After our road trip, we hopped on an overnight bus down to Bangkok where we stayed for 4 nights in a very basic room (with shared bathroom), about a 5-minute walk from the famous Kao San Road. In Bangkok, we checked out the huge MBK Shopping Mall and saw a movie, visited the Grand Palace, Wat Pho, and Wat Arun, did some shopping at the Chatuchuk Weekend Market, and shipped a 5kg parcel home.
We then grabbed an overnight bus /ferry ride combination down to Koh Tao, an island off the east coast of Thailand. Between the lack of sleep on the bus, being dropped off at the ferry terminal around 5am, and fighting back a serious case of sea sickness on the ferry, we arrived on Koh Tao feeling wrecked. In total, we stayed on Ko Tao for 6 nights in a 6-bed dorm room at Big Blue, a scuba diving school. We took advantage of the cheaper cost to get scuba certified in Thailand, and after 3 days out in the water, were SSI Certified Divers!

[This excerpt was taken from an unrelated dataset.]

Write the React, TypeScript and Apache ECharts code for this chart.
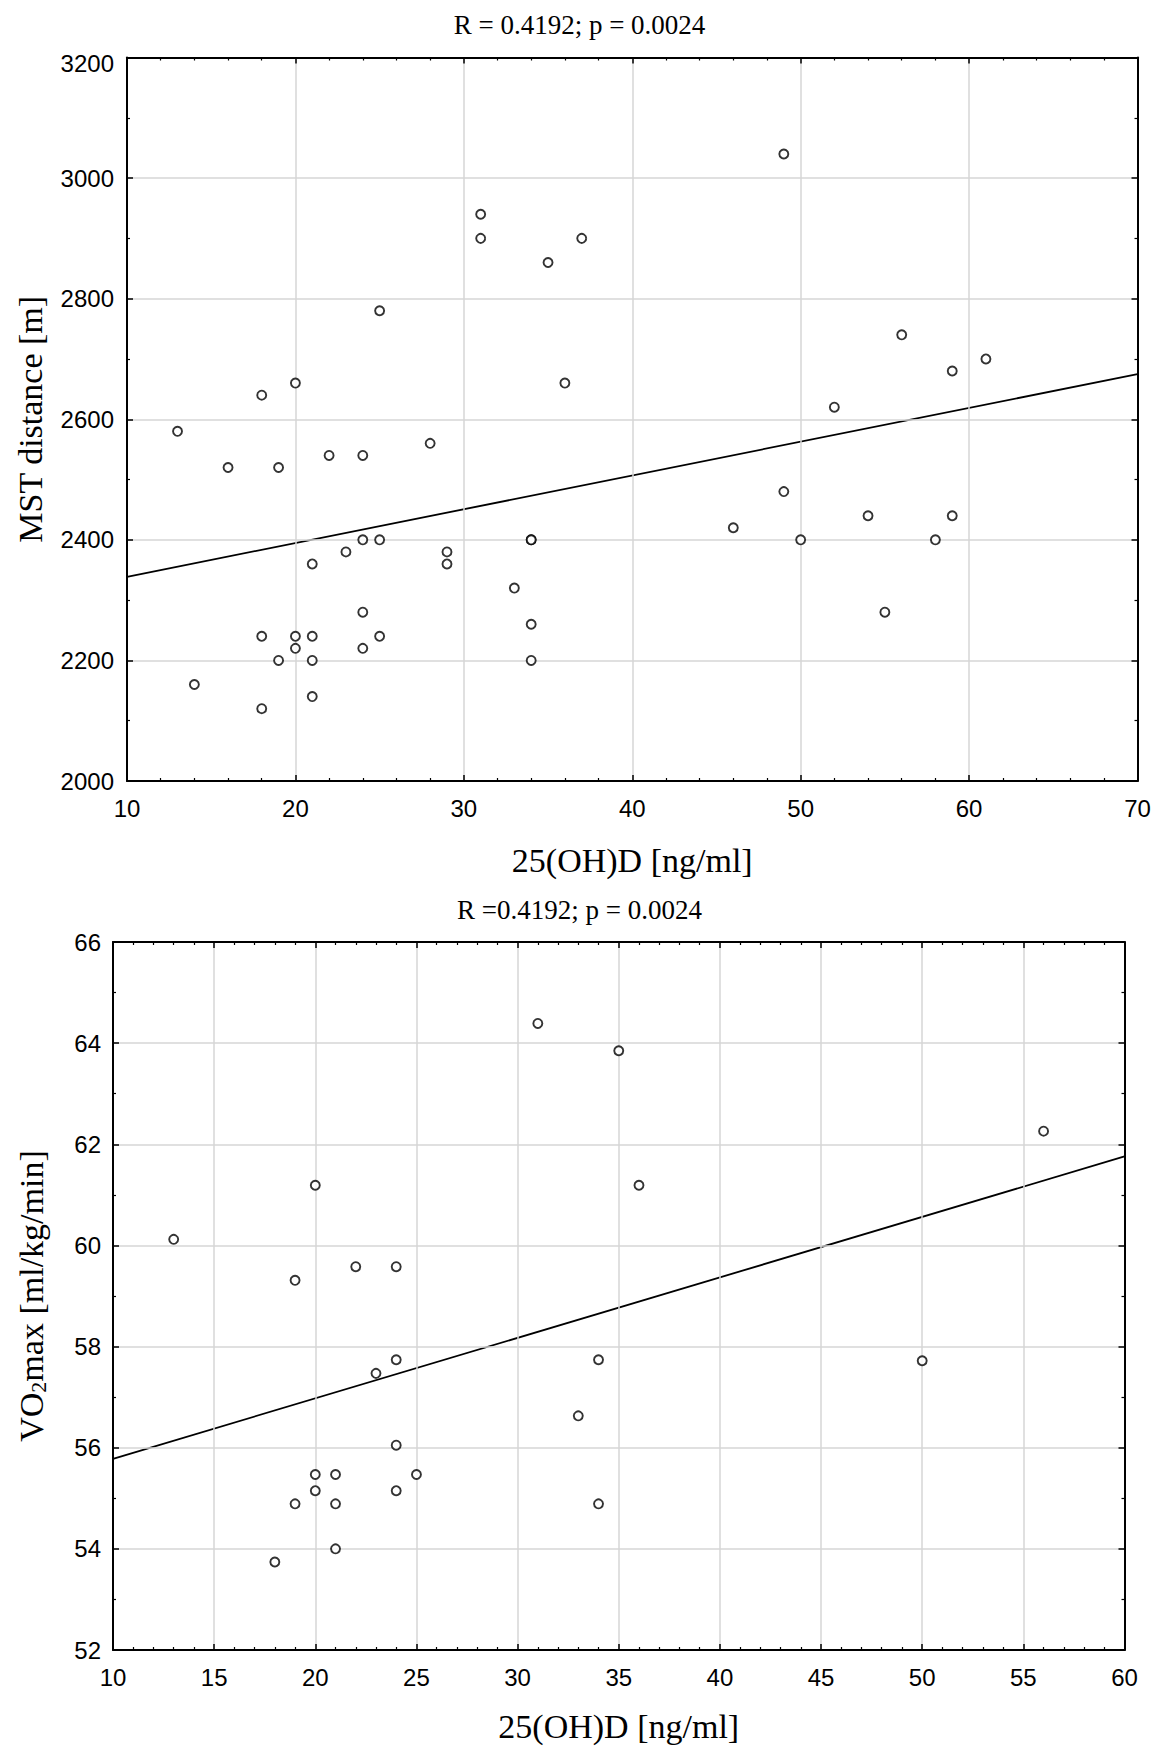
import React, { useEffect, useRef } from "react";
import * as echarts from "echarts";

// ---- Chart 1: MST distance vs 25(OH)D ----
const mstVitD = [13, 14, 16, 18, 18, 18, 19, 19, 20, 20, 20, 21, 21, 21, 21, 22, 23, 24, 24, 24, 24, 25, 25, 25, 28, 29, 29, 31, 31, 33, 34, 34, 34, 34, 35, 36, 37, 46, 49, 49, 50, 52, 54, 55, 56, 58, 59, 59, 61];
const mstDistance = [2580, 2160, 2520, 2640, 2240, 2120, 2520, 2200, 2660, 2240, 2220, 2360, 2240, 2200, 2140, 2540, 2380, 2540, 2400, 2280, 2220, 2780, 2400, 2240, 2560, 2380, 2360, 2940, 2900, 2320, 2400, 2400, 2260, 2200, 2860, 2660, 2900, 2420, 3040, 2480, 2400, 2620, 2440, 2280, 2740, 2400, 2680, 2440, 2700];
const mstFitX = [10, 70];
const mstFitY = [2338.7, 2674.8];
const mstTitle = "R = 0.4192; p = 0.0024";

// ---- Chart 2: VO2max vs 25(OH)D ----
const vo2VitD = [13, 18, 19, 19, 20, 20, 20, 21, 21, 21, 22, 23, 24, 24, 24, 24, 25, 31, 33, 34, 34, 35, 36, 50, 56];
const vo2Max = [60.12, 53.74, 59.31, 54.89, 61.19, 55.47, 55.15, 55.47, 54.89, 54.0, 59.58, 57.47, 59.58, 57.74, 56.05, 55.15, 55.47, 64.39, 56.63, 57.74, 54.89, 63.85, 61.19, 57.72, 62.26];
const vo2FitX = [10, 60];
const vo2FitY = [55.78, 61.76];
const vo2Title = "R =0.4192; p = 0.0024";

const xAxisName = "25(OH)D [ng/ml]";
const mstYName = "MST distance [m]";
const vo2YName = "VO{sub|2}max [ml/kg/min]";

const SANS = "Liberation Sans";
const SERIF = "Liberation Serif";

function zip(a: number[], b: number[]) {
  return a.map((v, i) => [v, b[i]]);
}

function borderAxis(
  gridIndex: number,
  position: string,
  min: number,
  max: number,
  interval: number,
  minorSplit: number,
  extra: any = {}
) {
  return {
    type: "value",
    gridIndex,
    position,
    min,
    max,
    interval,
    z: 3,
    axisLine: { show: true, onZero: false, lineStyle: { color: "#000", width: 2 } },
    axisTick: { show: true, inside: true, length: 6, lineStyle: { color: "#000", width: 1.5 } },
    minorTick: { show: true, splitNumber: minorSplit, length: 3, lineStyle: { color: "#000", width: 1.2 } },
    splitLine: { show: false },
    axisLabel: { show: false },
    ...extra,
  };
}

const splitLineStyle = {
  show: true,
  showMinLine: false,
  showMaxLine: false,
  lineStyle: { color: "#d6d6d6", width: 1.5 },
};

const labelStyle = { show: true, color: "#000", fontFamily: SANS, fontSize: 24 };
const nameStyle = { color: "#000", fontFamily: SERIF, fontSize: 34 };

export default function App() {
  const ref = useRef<HTMLDivElement>(null);

  useEffect(() => {
    document.body.style.margin = "0";
    if (!ref.current) return;
    const chart = echarts.init(ref.current, null, { renderer: "svg" });

    const option: any = {
      animation: false,
      backgroundColor: "#fff",
      title: [
        {
          text: mstTitle,
          left: "center",
          top: 11,
          padding: 0,
          textStyle: { fontFamily: SERIF, fontSize: 27, fontWeight: "normal", color: "#000" },
        },
        {
          text: vo2Title,
          left: "center",
          top: 896,
          padding: 0,
          textStyle: { fontFamily: SERIF, fontSize: 27, fontWeight: "normal", color: "#000" },
        },
      ],
      grid: [
        { left: 127, top: 57.5, width: 1010.5, height: 723.5 },
        { left: 113, top: 942, width: 1011.5, height: 708 },
      ],
      xAxis: [
        borderAxis(0, "bottom", 10, 70, 10, 5, {
          splitLine: splitLineStyle,
          axisLabel: { ...labelStyle, margin: 15 },
          name: xAxisName,
          nameLocation: "middle",
          nameGap: 62,
          nameTextStyle: nameStyle,
        }),
        borderAxis(0, "top", 10, 70, 10, 5),
        borderAxis(1, "bottom", 10, 60, 5, 5, {
          splitLine: splitLineStyle,
          axisLabel: { ...labelStyle, margin: 15 },
          name: xAxisName,
          nameLocation: "middle",
          nameGap: 59,
          nameTextStyle: nameStyle,
        }),
        borderAxis(1, "top", 10, 60, 5, 5),
      ],
      yAxis: [
        borderAxis(0, "left", 2000, 3200, 200, 2, {
          splitLine: splitLineStyle,
          axisLabel: {
            ...labelStyle,
            margin: 13,
            formatter: (v: number) => (v === 3200 ? "{s|" + v + "}" : String(v)),
            rich: { s: { fontFamily: SANS, fontSize: 24, color: "#000", padding: [12, 0, 0, 0] } },
          },
          name: mstYName,
          nameLocation: "middle",
          nameGap: 80,
          nameTextStyle: nameStyle,
        }),
        borderAxis(0, "right", 2000, 3200, 200, 2),
        borderAxis(1, "left", 52, 66, 2, 2, {
          splitLine: splitLineStyle,
          axisLabel: { ...labelStyle, margin: 12 },
          name: vo2YName,
          nameLocation: "middle",
          nameGap: 64,
          nameTextStyle: {
            ...nameStyle,
            rich: { sub: { fontFamily: SERIF, fontSize: 22, color: "#000", padding: [14, 0, 0, 0] } },
          },
        }),
        borderAxis(1, "right", 52, 66, 2, 2),
      ],
      series: [
        {
          type: "line",
          xAxisIndex: 0,
          yAxisIndex: 0,
          data: zip(mstFitX, mstFitY),
          showSymbol: false,
          symbol: "none",
          lineStyle: { color: "#000", width: 1.8 },
          z: 2,
          silent: true,
        },
        {
          type: "scatter",
          xAxisIndex: 0,
          yAxisIndex: 0,
          data: zip(mstVitD, mstDistance),
          symbol: "circle",
          symbolSize: 9,
          itemStyle: { color: "#fff", borderColor: "#000", borderWidth: 1.9 },
          z: 4,
        },
        {
          type: "line",
          xAxisIndex: 2,
          yAxisIndex: 2,
          data: zip(vo2FitX, vo2FitY),
          showSymbol: false,
          symbol: "none",
          lineStyle: { color: "#000", width: 1.8 },
          z: 2,
          silent: true,
        },
        {
          type: "scatter",
          xAxisIndex: 2,
          yAxisIndex: 2,
          data: zip(vo2VitD, vo2Max),
          symbol: "circle",
          symbolSize: 9,
          itemStyle: { color: "#fff", borderColor: "#000", borderWidth: 1.9 },
          z: 4,
        },
      ],
    };

    chart.setOption(option);
    return () => {
      chart.dispose();
    };
  }, []);

  return <div ref={ref} style={{ width: 1159, height: 1747 }} />;
}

We celebrated Christmas on the island and then headed back to the mainland. We grabbed a ferry/bus combo to Krabi and stayed for 8 nights in a basic double room (with shared bathroom). We spent the majority of our time in Krabi with friends on holiday from South Korea. We checked out the Tiger Cave Temple, Ao Nang Beach, a day trip to and around the famed Koh Phi Phi Island, a half day kayaking trip, and enjoyed our first Thai massages.

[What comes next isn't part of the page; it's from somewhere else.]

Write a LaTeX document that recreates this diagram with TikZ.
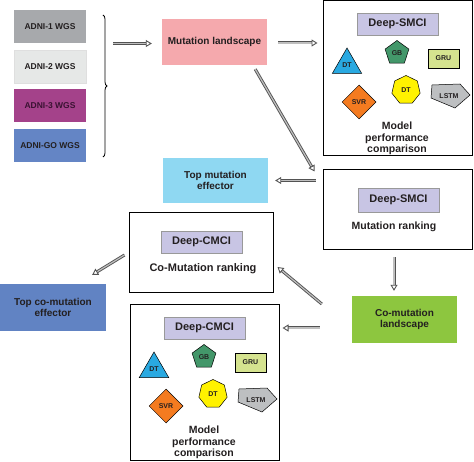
\documentclass[tikz,border=0pt]{standalone}
\usepackage{fontspec}
\setmainfont{Liberation Sans}
\usetikzlibrary{arrows.meta, shapes.geometric, decorations.pathreplacing}

\definecolor{adnione}{HTML}{A7A9AC}
\definecolor{adnitwo}{HTML}{E6E8E7}
\definecolor{adnithree}{HTML}{A4428A}
\definecolor{adnithreetext}{HTML}{3A1232}
\definecolor{adnigo}{HTML}{6485C5}
\definecolor{landcol}{HTML}{F5A9AD}
\definecolor{tagcol}{HTML}{C8C5E4}
\definecolor{tricol}{HTML}{29A9E1}
\definecolor{gbcol}{HTML}{43976A}
\definecolor{grucol}{HTML}{D5E38F}
\definecolor{svrcol}{HTML}{F47B20}
\definecolor{dtcol}{HTML}{FFF200}
\definecolor{lstmcol}{HTML}{BDBFC1}
\definecolor{topmutcol}{HTML}{8FD8F2}
\definecolor{collandcol}{HTML}{8DC63F}
\definecolor{topcocol}{HTML}{6183C3}
\definecolor{ink}{HTML}{231F20}

\tikzset{
  box/.style={draw=black, line width=1pt, minimum width=149pt},
  tag/.style={fill=tagcol, draw=gray!80, minimum width=81pt, minimum height=22pt, text=ink, font=\fontsize{11}{12}\selectfont\bfseries},
  fillbox/.style={minimum width=105pt, minimum height=46pt, align=center, text=ink, font=\fontsize{10}{11.5}\selectfont\bfseries},
  wgs/.style={minimum width=72pt, minimum height=33pt, text=ink, font=\fontsize{8.5}{10}\selectfont\bfseries},
  model/.style={draw=black, line width=0.5pt, inner sep=0pt, text=ink, font=\fontsize{7}{8}\selectfont\bfseries},
  flow/.style={draw=gray!65!black, double=gray!50, double distance=1.2pt, line width=0.9pt, -{Triangle[open, length=6pt, width=7pt]}}
}

\begin{document}
\begin{tikzpicture}[x=1pt, y=-1pt]
\useasboundingbox (0,0) rectangle (474,462);

\node[wgs, fill=adnione] (adni1) at (50,26.5) {ADNI-1 WGS};
\node[wgs, fill=adnitwo, draw=gray!25] (adni2) at (50,66.5) {ADNI-2 WGS};
\node[wgs, fill=adnithree, text=adnithreetext] (adni3) at (50,105.5) {ADNI-3 WGS};
\node[wgs, fill=adnigo] (adnigo) at (50,145.5) {ADNI-GO WGS};
\draw[decorate, decoration={brace, amplitude=4pt}, line width=0.8pt] (103,15) -- (103,157);
\coordinate (bt) at (113,43.5);

\node[fillbox, fill=landcol] (land) at (214.5,42) {Mutation landscape};

\foreach \bx/\dx/\dy/\lab in {s/0/0/Deep-SMCI, c/-193/304/Deep-CMCI}{
  \begin{scope}[shift={(\dx,\dy)}]
    \node[box, minimum height=155pt] (\bx box) at (397.5,78.5) {};
    \node[tag] (\bx tag) at (397.5,24) {\lab};
    \node[model, regular polygon, regular polygon sides=3, minimum size=34pt, fill=tricol] (\bx tri) at (347,65) {DT};
    \node[model, regular polygon, regular polygon sides=5, minimum size=25pt, fill=gbcol] (\bx gb) at (397,53) {GB};
    \node[model, minimum width=31pt, minimum height=19pt, fill=grucol] (\bx gru) at (443.5,58.5) {GRU};
    \node[model, diamond, minimum size=34pt, fill=svrcol] (\bx svr) at (359,102) {SVR};
    \node[model, regular polygon, regular polygon sides=7, minimum size=29pt, fill=dtcol] (\bx dt) at (406,90) {DT};
    \draw[model, fill=lstmcol] (432,85) -- (460,84) -- (470,95) -- (455,108) -- (431,98) -- cycle;
    \node[model, draw=none] (\bx lstm) at (449,96) {LSTM};
    \node[align=center, text=ink, font=\fontsize{10.5}{11.5}\selectfont\bfseries] (\bx mtext) at (397,138.5) {Model\\performance\\comparison};
  \end{scope}
}

\node[box, minimum height=80pt] (rank) at (397.5,210) {};
\node[tag, minimum height=24pt] (ranktag) at (398.5,200) {Deep-SMCI};
\node[text=ink, font=\fontsize{10.5}{12}\selectfont\bfseries] (ranktext) at (394,227) {Mutation ranking};

\node[fillbox, fill=topmutcol, minimum height=45pt] (topmut) at (215.5,180.5) {Top mutation\\effector};
\node[fillbox, fill=collandcol, minimum height=47pt] (colland) at (404.5,319.5) {Co-mutation\\landscape};

\node[box, minimum width=144pt, minimum height=80pt] (corank) at (201,253) {};
\node[tag] (coranktag) at (201.5,242) {Deep-CMCI};
\node[text=ink, font=\fontsize{11}{12}\selectfont\bfseries] (coranktext) at (203,269) {Co-Mutation ranking};

\node[fillbox, fill=topcocol, minimum width=106pt, minimum height=47pt] (topco) at (53,307.5) {Top co-mutation\\effector};

\coordinate (cl) at ([yshift=-8.5pt]colland.west);
\draw[flow, shorten >=10pt] (bt) -- (land.west |- bt);
\draw[flow, shorten <=11pt, shorten >=5pt] ([yshift=-1pt]land.east) -- ([yshift=-1pt]land.east -| sbox.west);
\draw[flow] ([xshift=-12pt,yshift=-4pt]land.south east) -- ([xshift=-8pt,yshift=-2pt]rank.north west);
\draw[flow, shorten <=7pt, shorten >=7pt] (rank.west |- topmut.east) -- (topmut.east);
\draw[flow, shorten <=7pt, shorten >=5pt] ([xshift=-3.5pt]rank.south) -- ([xshift=-3.5pt]rank.south |- colland.north);
\draw[flow] ([xshift=-30pt,yshift=15.5pt]colland.west) -- ([xshift=4pt,yshift=-14pt]corank.east);
\draw[flow, shorten <=32pt, shorten >=3pt] (cl) -- (cl -| cbox.east);
\draw[flow] ([xshift=-4pt,yshift=-2pt]corank.west) -- ([xshift=-14pt,yshift=9pt]topco.north east);
\end{tikzpicture}
\end{document}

We rang in the New Year in Krabi with our friends and then headed south for one last island stop, Koh Lipe. After another bus/ferry combination to the island, we only stayed for 2-nights in the cheapest and cleanest room we could find ($40/night), due to the fact we had arrived during peak season and prices were very expensive for our budget. We managed to relax on the beach and do some snorkeling, but we were ready for a change of scenery and less of a drain on our wallets.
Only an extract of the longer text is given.